Task goal: Without the images, write out the whole listing exactly.

Data:
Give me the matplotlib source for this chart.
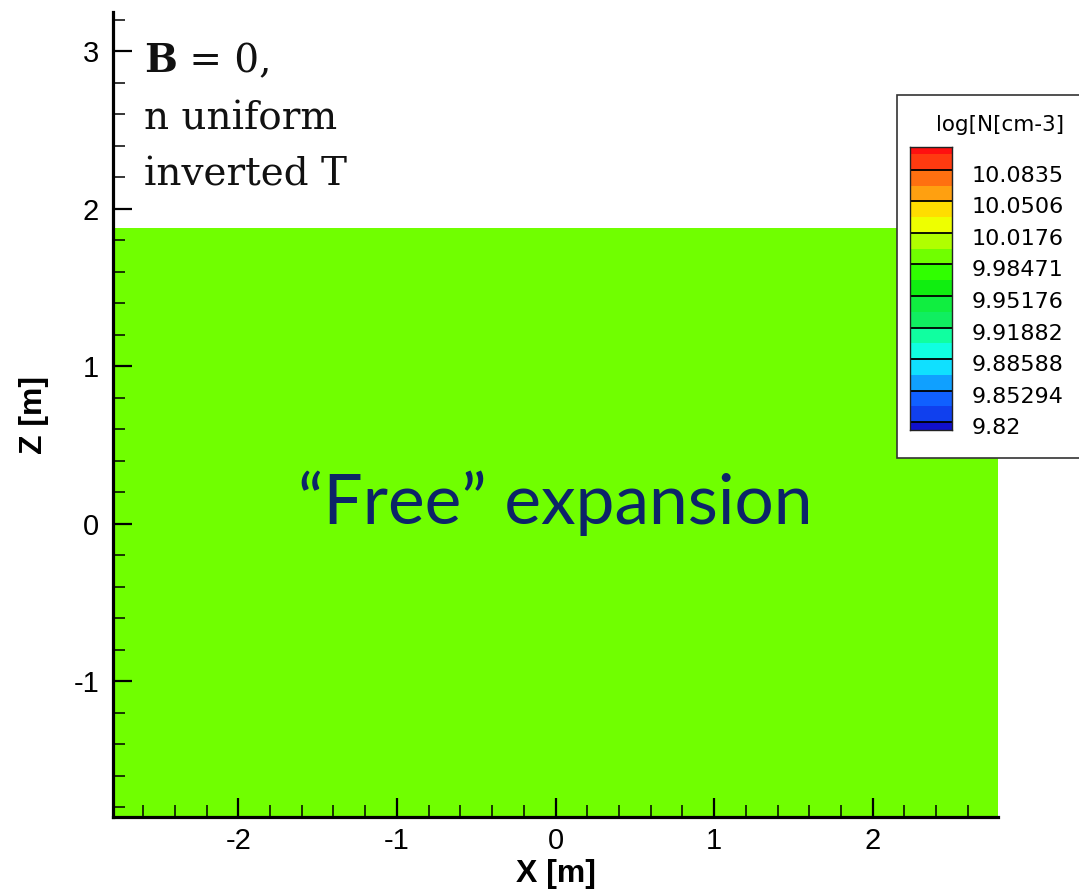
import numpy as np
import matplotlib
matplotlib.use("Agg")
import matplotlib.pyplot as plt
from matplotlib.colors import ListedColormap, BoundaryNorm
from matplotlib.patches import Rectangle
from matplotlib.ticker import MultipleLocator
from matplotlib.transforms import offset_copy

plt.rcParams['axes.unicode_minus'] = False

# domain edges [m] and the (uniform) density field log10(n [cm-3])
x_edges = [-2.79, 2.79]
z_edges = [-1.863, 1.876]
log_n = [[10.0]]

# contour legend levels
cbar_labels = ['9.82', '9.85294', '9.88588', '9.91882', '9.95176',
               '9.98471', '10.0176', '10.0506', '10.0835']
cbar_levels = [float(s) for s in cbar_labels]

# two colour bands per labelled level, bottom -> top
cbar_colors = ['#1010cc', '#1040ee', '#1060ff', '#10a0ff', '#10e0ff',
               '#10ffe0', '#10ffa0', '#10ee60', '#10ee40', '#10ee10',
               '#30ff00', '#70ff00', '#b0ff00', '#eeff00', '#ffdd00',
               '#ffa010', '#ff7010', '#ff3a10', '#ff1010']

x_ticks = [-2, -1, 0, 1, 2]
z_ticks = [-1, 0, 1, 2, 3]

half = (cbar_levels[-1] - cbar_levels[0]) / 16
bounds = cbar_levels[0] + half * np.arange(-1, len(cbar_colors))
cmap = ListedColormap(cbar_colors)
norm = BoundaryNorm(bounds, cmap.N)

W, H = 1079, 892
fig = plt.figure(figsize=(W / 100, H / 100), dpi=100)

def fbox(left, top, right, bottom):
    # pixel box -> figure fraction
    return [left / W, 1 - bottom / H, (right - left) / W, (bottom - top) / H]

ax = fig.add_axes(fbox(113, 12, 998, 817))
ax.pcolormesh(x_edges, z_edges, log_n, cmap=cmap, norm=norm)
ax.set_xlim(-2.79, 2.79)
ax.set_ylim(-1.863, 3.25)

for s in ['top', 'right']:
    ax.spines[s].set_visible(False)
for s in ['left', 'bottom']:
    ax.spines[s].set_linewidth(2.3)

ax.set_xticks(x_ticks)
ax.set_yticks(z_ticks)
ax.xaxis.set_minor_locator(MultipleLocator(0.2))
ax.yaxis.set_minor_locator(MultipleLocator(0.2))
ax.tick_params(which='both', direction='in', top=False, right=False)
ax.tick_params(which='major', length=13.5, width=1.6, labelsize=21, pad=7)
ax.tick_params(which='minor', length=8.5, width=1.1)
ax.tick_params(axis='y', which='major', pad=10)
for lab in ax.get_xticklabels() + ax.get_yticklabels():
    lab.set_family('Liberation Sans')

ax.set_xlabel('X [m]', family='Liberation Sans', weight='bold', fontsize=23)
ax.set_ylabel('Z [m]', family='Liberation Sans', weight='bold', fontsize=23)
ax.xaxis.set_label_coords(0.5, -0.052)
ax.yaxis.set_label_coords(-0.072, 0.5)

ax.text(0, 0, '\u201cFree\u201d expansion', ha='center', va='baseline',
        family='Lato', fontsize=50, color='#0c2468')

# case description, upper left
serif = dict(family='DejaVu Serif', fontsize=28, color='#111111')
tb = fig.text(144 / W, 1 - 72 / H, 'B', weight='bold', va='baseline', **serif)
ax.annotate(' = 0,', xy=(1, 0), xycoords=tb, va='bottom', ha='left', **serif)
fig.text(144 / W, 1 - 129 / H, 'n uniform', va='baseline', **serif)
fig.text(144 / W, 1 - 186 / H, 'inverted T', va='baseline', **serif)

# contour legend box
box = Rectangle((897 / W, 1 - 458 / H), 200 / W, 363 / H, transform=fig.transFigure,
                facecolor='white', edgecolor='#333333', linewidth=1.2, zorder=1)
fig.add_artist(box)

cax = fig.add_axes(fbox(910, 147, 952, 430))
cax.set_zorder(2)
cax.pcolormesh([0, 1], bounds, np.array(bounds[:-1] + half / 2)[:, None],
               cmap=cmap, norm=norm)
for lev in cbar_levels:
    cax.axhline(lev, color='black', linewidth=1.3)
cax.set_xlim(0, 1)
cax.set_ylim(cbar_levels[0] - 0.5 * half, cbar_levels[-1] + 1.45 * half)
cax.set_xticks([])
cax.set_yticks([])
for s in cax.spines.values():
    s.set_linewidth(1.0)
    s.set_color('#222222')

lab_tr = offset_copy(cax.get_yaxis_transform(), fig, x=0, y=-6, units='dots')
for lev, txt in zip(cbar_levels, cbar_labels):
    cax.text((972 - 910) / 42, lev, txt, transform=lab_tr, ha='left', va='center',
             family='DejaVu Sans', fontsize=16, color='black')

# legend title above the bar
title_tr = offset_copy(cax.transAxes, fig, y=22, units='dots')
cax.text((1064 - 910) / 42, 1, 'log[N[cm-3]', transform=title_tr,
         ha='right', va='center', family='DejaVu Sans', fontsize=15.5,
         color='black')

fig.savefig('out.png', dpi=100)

The completed task:
Give me the matplotlib source for this chart.
import numpy as np
import matplotlib
matplotlib.use("Agg")
import matplotlib.pyplot as plt
from matplotlib.colors import ListedColormap, BoundaryNorm
from matplotlib.patches import Rectangle
from matplotlib.ticker import MultipleLocator
from matplotlib.transforms import offset_copy

plt.rcParams['axes.unicode_minus'] = False

# domain edges [m] and the (uniform) density field log10(n [cm-3])
x_edges = [-2.79, 2.79]
z_edges = [-1.863, 1.876]
log_n = [[10.0]]

# contour legend levels
cbar_labels = ['9.82', '9.85294', '9.88588', '9.91882', '9.95176',
               '9.98471', '10.0176', '10.0506', '10.0835']
cbar_levels = [float(s) for s in cbar_labels]

# two colour bands per labelled level, bottom -> top
cbar_colors = ['#1010cc', '#1040ee', '#1060ff', '#10a0ff', '#10e0ff',
               '#10ffe0', '#10ffa0', '#10ee60', '#10ee40', '#10ee10',
               '#30ff00', '#70ff00', '#b0ff00', '#eeff00', '#ffdd00',
               '#ffa010', '#ff7010', '#ff3a10', '#ff1010']

x_ticks = [-2, -1, 0, 1, 2]
z_ticks = [-1, 0, 1, 2, 3]

half = (cbar_levels[-1] - cbar_levels[0]) / 16
bounds = cbar_levels[0] + half * np.arange(-1, len(cbar_colors))
cmap = ListedColormap(cbar_colors)
norm = BoundaryNorm(bounds, cmap.N)

W, H = 1079, 892
fig = plt.figure(figsize=(W / 100, H / 100), dpi=100)

def fbox(left, top, right, bottom):
    # pixel box -> figure fraction
    return [left / W, 1 - bottom / H, (right - left) / W, (bottom - top) / H]

ax = fig.add_axes(fbox(113, 12, 998, 817))
ax.pcolormesh(x_edges, z_edges, log_n, cmap=cmap, norm=norm)
ax.set_xlim(-2.79, 2.79)
ax.set_ylim(-1.863, 3.25)

for s in ['top', 'right']:
    ax.spines[s].set_visible(False)
for s in ['left', 'bottom']:
    ax.spines[s].set_linewidth(2.3)

ax.set_xticks(x_ticks)
ax.set_yticks(z_ticks)
ax.xaxis.set_minor_locator(MultipleLocator(0.2))
ax.yaxis.set_minor_locator(MultipleLocator(0.2))
ax.tick_params(which='both', direction='in', top=False, right=False)
ax.tick_params(which='major', length=13.5, width=1.6, labelsize=21, pad=7)
ax.tick_params(which='minor', length=8.5, width=1.1)
ax.tick_params(axis='y', which='major', pad=10)
for lab in ax.get_xticklabels() + ax.get_yticklabels():
    lab.set_family('Liberation Sans')

ax.set_xlabel('X [m]', family='Liberation Sans', weight='bold', fontsize=23)
ax.set_ylabel('Z [m]', family='Liberation Sans', weight='bold', fontsize=23)
ax.xaxis.set_label_coords(0.5, -0.052)
ax.yaxis.set_label_coords(-0.072, 0.5)

ax.text(0, 0, '\u201cFree\u201d expansion', ha='center', va='baseline',
        family='Lato', fontsize=50, color='#0c2468')

# case description, upper left
serif = dict(family='DejaVu Serif', fontsize=28, color='#111111')
tb = fig.text(144 / W, 1 - 72 / H, 'B', weight='bold', va='baseline', **serif)
ax.annotate(' = 0,', xy=(1, 0), xycoords=tb, va='bottom', ha='left', **serif)
fig.text(144 / W, 1 - 129 / H, 'n uniform', va='baseline', **serif)
fig.text(144 / W, 1 - 186 / H, 'inverted T', va='baseline', **serif)

# contour legend box
box = Rectangle((897 / W, 1 - 458 / H), 200 / W, 363 / H, transform=fig.transFigure,
                facecolor='white', edgecolor='#333333', linewidth=1.2, zorder=1)
fig.add_artist(box)

cax = fig.add_axes(fbox(910, 147, 952, 430))
cax.set_zorder(2)
cax.pcolormesh([0, 1], bounds, np.array(bounds[:-1] + half / 2)[:, None],
               cmap=cmap, norm=norm)
for lev in cbar_levels:
    cax.axhline(lev, color='black', linewidth=1.3)
cax.set_xlim(0, 1)
cax.set_ylim(cbar_levels[0] - 0.5 * half, cbar_levels[-1] + 1.45 * half)
cax.set_xticks([])
cax.set_yticks([])
for s in cax.spines.values():
    s.set_linewidth(1.0)
    s.set_color('#222222')

lab_tr = offset_copy(cax.get_yaxis_transform(), fig, x=0, y=-6, units='dots')
for lev, txt in zip(cbar_levels, cbar_labels):
    cax.text((972 - 910) / 42, lev, txt, transform=lab_tr, ha='left', va='center',
             family='DejaVu Sans', fontsize=16, color='black')

# legend title above the bar
title_tr = offset_copy(cax.transAxes, fig, y=22, units='dots')
cax.text((1064 - 910) / 42, 1, 'log[N[cm-3]', transform=title_tr,
         ha='right', va='center', family='DejaVu Sans', fontsize=15.5,
         color='black')

fig.savefig('out.png', dpi=100)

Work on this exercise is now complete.